Now, 8 and half years later, as Trump 2.0 appears to be an even greater disaster than his first term, I am left to wonder about CalExit. There is a ballot initiative for secession which I believe is up for a vote in November of 2028. As things are currently going, I can see that ballot initiative doing better than most people expect.
And zooming out from the everyday politics, one thing we can see is that the history of American secession movements are quite strange. Secession movements happen in places that are far from are outside of the political centers, tend to generate a lot of tax revenue, and don't see that revenue come back in the form of beneficial spending. For example, Lombardy and Venezio were the major sources of tax revenue for the Hapsburg Empire in the early 19th Century. 1/3 of the total tax revenue for the entire Empire came from those regions. Ethnically, linguistically, and culturally, these regions were distinct from Vienna, and so the secession movements were not surprising. Similarly, the secession movements in Ireland, the 13 Colonies of the United States, Kashmir, the Soviet Republics, and most other secession movements follow the same pattern.

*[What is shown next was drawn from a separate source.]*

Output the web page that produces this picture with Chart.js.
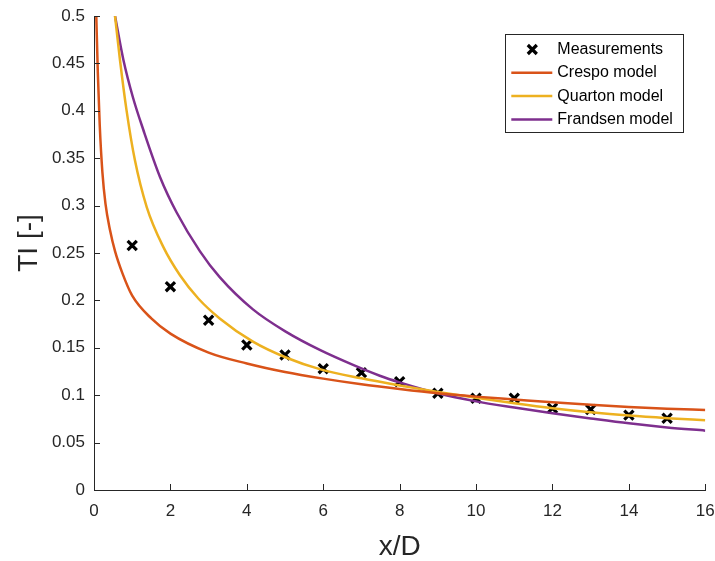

In the US, the secession by the Confederate states was so strange because rather than being far from the center of power, slave states literally surrounded Washington, D.C., and Southern politicians played prominent roles in American politics throughout the political history of the United States. And Southern states were tax generators, federal spending was so low in the Antebellum period that there was no significant tax burden from the federal government anywhere. So, it really was all about slavery.
But looking at California in 2025, California is exactly the sort of place where a secession movement would grow. California is a net generator of taxes - meaning Californians pay $80 billion more in taxes than the state receives back in federal funding. With Trump threatening to withhold all federal funding from California (well, not all of it, as there are significant military bases here, and the federal government owns most of the top third of the state), that number will grow larger.

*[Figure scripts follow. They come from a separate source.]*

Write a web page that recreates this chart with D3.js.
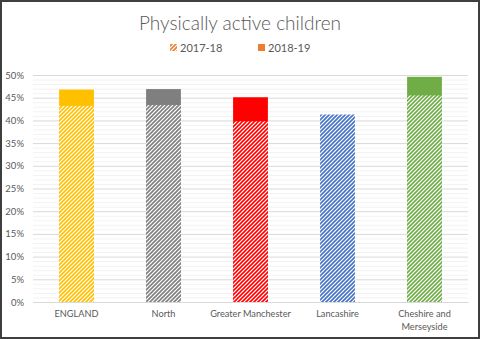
<!DOCTYPE html>
<html>
<head>
<meta charset="utf-8">
<script src="https://cdn.jsdelivr.net/npm/d3@7"></script>
<style>
  body { margin: 0; background: #fff; }
  text { font-family: Lato, "Open Sans", sans-serif; fill: #595959; }
</style>
</head>
<body>
<div id="chart"></div>
<script>
const W = 480, H = 339;
const margin = ({top: 75, right: 12, bottom: 37, left: 33});
const width = W - margin.left - margin.right;
const height = H - margin.top - margin.bottom;

// data
const areas = ['ENGLAND', 'North', 'Greater Manchester', 'Lancashire', 'Cheshire and Merseyside'];
const y2017 = [43.2, 43.4, 39.8, 41.3, 45.5];
const y2018 = [46.8, 46.9, 45.1, null, 49.6];   // Lancashire 2018-19 hidden behind the hatched bar
const colours = ['#ffc000', '#7f7f7f', '#ff0000', '#4472c4', '#70ad47'];
const yTicks = [0, 5, 10, 15, 20, 25, 30, 35, 40, 45, 50];
const seriesNames = ['2017-18', '2018-19'];

const svg = d3.select('#chart').append('svg')
    .attr('width', W)
    .attr('height', H)

// hatch patterns, one per colour
const defs = svg.append('defs')
const addHatch = (id, c) => {
    const p = defs.append('pattern')
        .attr('id', id)
        .attr('patternUnits', 'userSpaceOnUse')
        .attr('width', 4)
        .attr('height', 4)
    p.append('rect').attr('width', 4).attr('height', 4).attr('fill', '#fff')
    p.append('path')
        .attr('d', 'M-1,1 l2,-2 M0,4 l4,-4 M3,5 l2,-2')
        .attr('stroke', c)
        .attr('stroke-width', 1.6)
}
colours.forEach((c, i) => addHatch('hatch' + i, c))
addHatch('hatchLegend', '#ed7d31')

// chart border
svg.append('rect')
    .attr('x', 1).attr('y', 1)
    .attr('width', W - 2).attr('height', H - 2)
    .attr('fill', 'none')
    .attr('stroke', '#3f3f3f')
    .attr('stroke-width', 2)

svg.append('text')
    .attr('x', W / 2)
    .attr('y', 30)
    .attr('text-anchor', 'middle')
    .style('font-size', '19px')
    .style('font-weight', 300)
    .text('Physically active children')

// legend
const legend = svg.append('g').attr('transform', 'translate(0,48)')
const legX = [170, 258];
seriesNames.forEach((s, i) => {
    legend.append('rect')
        .attr('x', legX[i]).attr('y', -4)
        .attr('width', 7).attr('height', 7)
        .attr('fill', i === 0 ? 'url(#hatchLegend)' : '#ed7d31')
    legend.append('text')
        .attr('x', legX[i] + 10)
        .attr('y', 4)
        .style('font-size', '11px')
        .text(s)
})

const g = svg.append('g')
    .attr('transform', 'translate(' + margin.left + ',' + margin.top + ')')

const x = d3.scaleBand()
    .domain(areas)
    .range([0, width])
    .paddingInner(0.6)
    .paddingOuter(0.3)

const y = d3.scaleLinear()
    .domain([0, 50])
    .range([height, 0])

// minor gridlines every 1%
g.append('g')
    .selectAll('line')
    .data(d3.range(0, 51, 1).filter(v => v % 5 !== 0))
    .enter().append('line')
    .attr('x1', 0).attr('x2', width)
    .attr('y1', d => y(d) + 0.5).attr('y2', d => y(d) + 0.5)
    .attr('stroke', '#f2f2f2')

const yAxis = d3.axisLeft(y)
    .tickValues(yTicks)
    .tickSize(-width)
    .tickFormat(d => d + '%')

g.append('g')
    .call(yAxis)
    .call(a => a.select('.domain').remove())
    .call(a => a.selectAll('.tick line').attr('stroke', '#d9d9d9'))
    .call(a => a.selectAll('.tick text')
        .attr('x', -9)
        .style('font-size', '9.5px')
        .style('font-family', 'Lato, sans-serif')
        .attr('fill', '#595959'))

// 2018-19 solid bars behind
g.selectAll('.bar18')
    .data(areas.map((a, i) => ({a: a, v: y2018[i], c: colours[i]})).filter(d => d.v != null))
    .enter().append('rect')
    .attr('class', 'bar18')
    .attr('x', d => x(d.a))
    .attr('width', x.bandwidth())
    .attr('y', d => y(d.v))
    .attr('height', d => height - y(d.v))
    .attr('fill', d => d.c)

// 2017-18 hatched bars in front
g.selectAll('.bar17')
    .data(areas.map((a, i) => ({a: a, v: y2017[i], i: i})))
    .enter().append('rect')
    .attr('class', 'bar17')
    .attr('x', d => x(d.a))
    .attr('width', x.bandwidth())
    .attr('y', d => y(d.v))
    .attr('height', d => height - y(d.v))
    .attr('fill', d => 'url(#hatch' + d.i + ')')

// x axis
const xAxis = d3.axisBottom(x).tickSize(0).tickPadding(9)
g.append('g')
    .attr('transform', 'translate(0,' + height + ')')
    .call(xAxis)
    .call(a => a.select('.domain').attr('stroke', '#d9d9d9'))
    .call(a => a.selectAll('.tick text').remove())

// category labels, wrapped like the original
const labelLines = {'Cheshire and Merseyside': ['Cheshire and', 'Merseyside']};
areas.forEach(a => {
    const lines = labelLines[a] || [a];
    const t = g.append('text')
        .attr('x', x(a) + x.bandwidth() / 2)
        .attr('y', height + 15)
        .attr('text-anchor', 'middle')
        .style('font-size', '9.2px')
    lines.forEach((l, k) => {
        t.append('tspan')
            .attr('x', x(a) + x.bandwidth() / 2)
            .attr('dy', k === 0 ? 0 : 13)
            .text(l)
    })
})
</script>
</body>
</html>
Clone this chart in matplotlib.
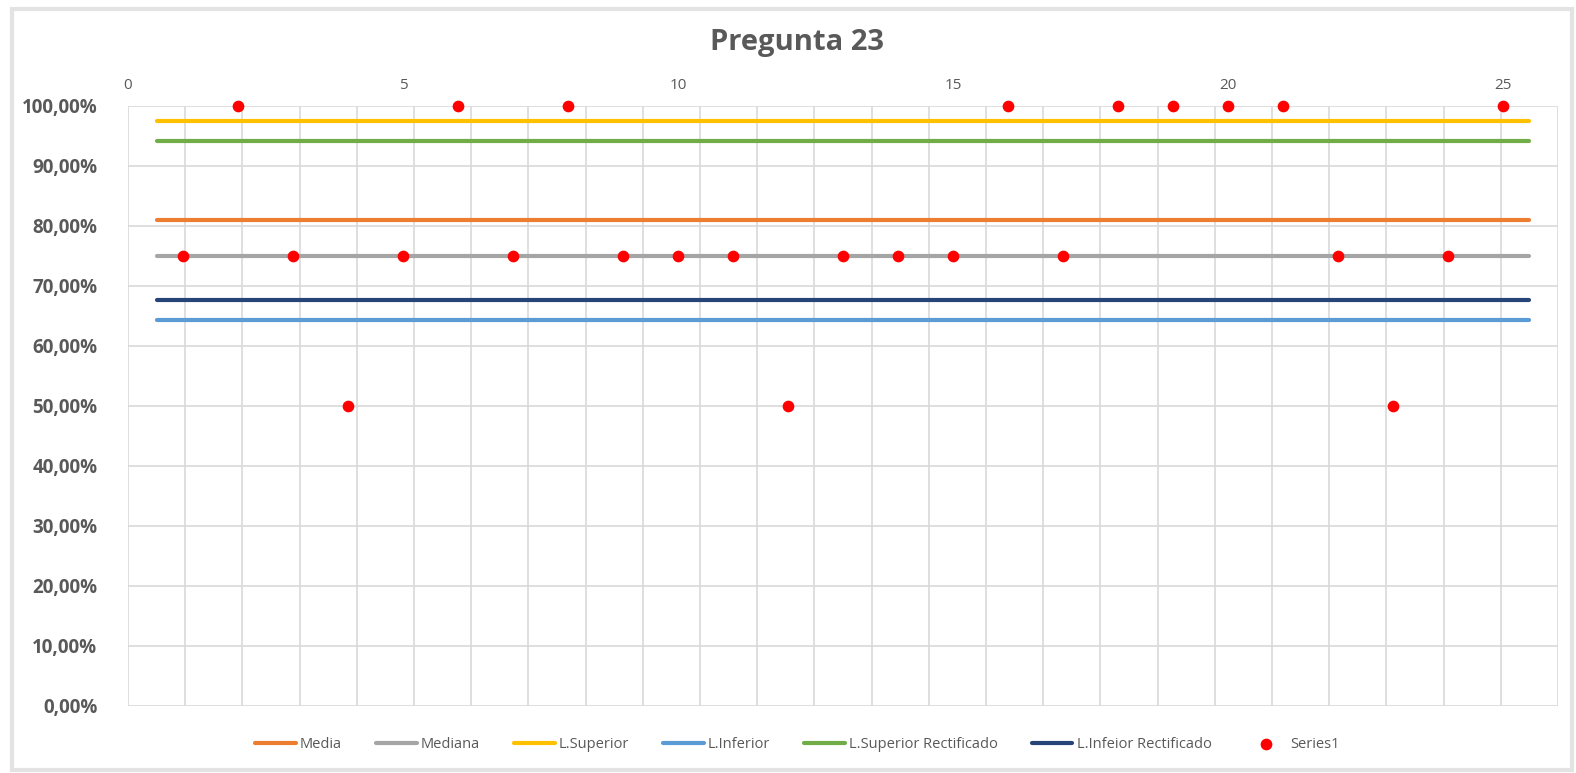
import numpy as np
import matplotlib.pyplot as plt
from matplotlib.patches import Rectangle

# --- Data ---
preguntas = list(range(1, 26))
series1 = [0.75, 1.00, 0.75, 0.50, 0.75, 1.00, 0.75, 1.00, 0.75, 0.75,
           0.75, 0.50, 0.75, 0.75, 0.75, 1.00, 0.75, 1.00, 1.00, 1.00,
           1.00, 0.75, 0.50, 0.75, 1.00]
media = 0.81
mediana = 0.75
l_superior = 0.975
l_inferior = 0.6433
l_sup_rect = 0.9417
l_inf_rect = 0.6767

lineas = [
    ("Media", media, "#ED7D31"),
    ("Mediana", mediana, "#A5A5A5"),
    ("L.Superior", l_superior, "#FFC000"),
    ("L.Inferior", l_inferior, "#5B9BD5"),
    ("L.Superior Rectificado", l_sup_rect, "#70AD47"),
    ("L.Infeior Rectificado", l_inf_rect, "#264478"),
]

gris = "#595959"
plt.rcParams['font.family'] = ['Open Sans', 'DejaVu Sans']

fig = plt.figure(figsize=(15.76, 7.73), dpi=100)
fig.patches.append(Rectangle((0.0075, 0.004), 0.99, 0.985, transform=fig.transFigure,
                             fill=False, edgecolor="#E3E3E3", linewidth=3))

ax = fig.add_axes([0.0812, 0.0867, 0.9074, 0.7762])

# --- Horizontal reference lines (category axis) ---
for nombre, valor, color in lineas:
    ax.plot(preguntas, [valor] * len(preguntas), color=color, linewidth=3,
            solid_capstyle="round", label=nombre, zorder=2)

ax.set_xlim(0.5, 25.5)
ax.set_ylim(0, 1)
ax.set_xticks(np.arange(0.5, 26, 1))
ax.set_yticks(np.arange(0, 1.01, 0.1))
ax.set_yticklabels([f"{v*100:.2f}%".replace(".", ",") for v in np.arange(0, 1.01, 0.1)],
                   fontsize=13.5, fontweight="bold", color=gris)
ax.tick_params(axis="x", length=0, labelbottom=False)
ax.tick_params(axis="y", length=0, pad=22)
ax.grid(True, color="#D9D9D9", linewidth=1.2, zorder=0)
ax.set_axisbelow(True)
for s in ax.spines.values():
    s.set_visible(False)

# --- Scatter on secondary (top) axis ---
ax2 = ax.twiny()
ax2.scatter(preguntas, series1, color="#FF0000", s=55, zorder=5, label="Series1",
            clip_on=False)
ax2.set_xlim(0, 26)
ax2.set_xticks(range(0, 26, 5))
ax2.tick_params(axis="x", length=0, labelsize=11, labelcolor=gris, pad=9)
for s in ax2.spines.values():
    s.set_visible(False)

fig.text(0.506, 0.945, "Pregunta 23", ha="center", va="center",
         fontsize=21, fontweight="bold", color=gris)

h1, l1 = ax.get_legend_handles_labels()
h2, l2 = ax2.get_legend_handles_labels()
fig.legend(h1 + h2, l1 + l2, loc="center", bbox_to_anchor=(0.506, 0.037), ncol=7,
           frameon=False, fontsize=10.5, labelcolor=gris, handlelength=2.8,
           handletextpad=0.3, columnspacing=2.3)

plt.savefig("out.png", dpi=100)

It's also clear that Trump's isolationist policies hurt a number of Californian businesses which rely on both foreign labor (either factories abroad, or direct hire of foreign workers), and exports. It doesn't help that Trump has also directly threatened companies like Apple. Further, Trump's policy of deporting workers who have deep ties to the community (and not the "gang members" he promised), has only served to stoke anger here. That certainly has been amplified with the arrest of the President of the SEIU, the largest and most politically active labor union in California, and the recent protests in LA, which Trump has further inflamed by nationalizing the National Guard and sending in troops.
In short, the conditions are looking more and more ripe for a significant secession movement in California. Given the tremendous importance California has for the United States as a whole, it's highly unlikely we would be let go peacefully. All of which, at the end of the day, means that the next four years in California are not going to be great.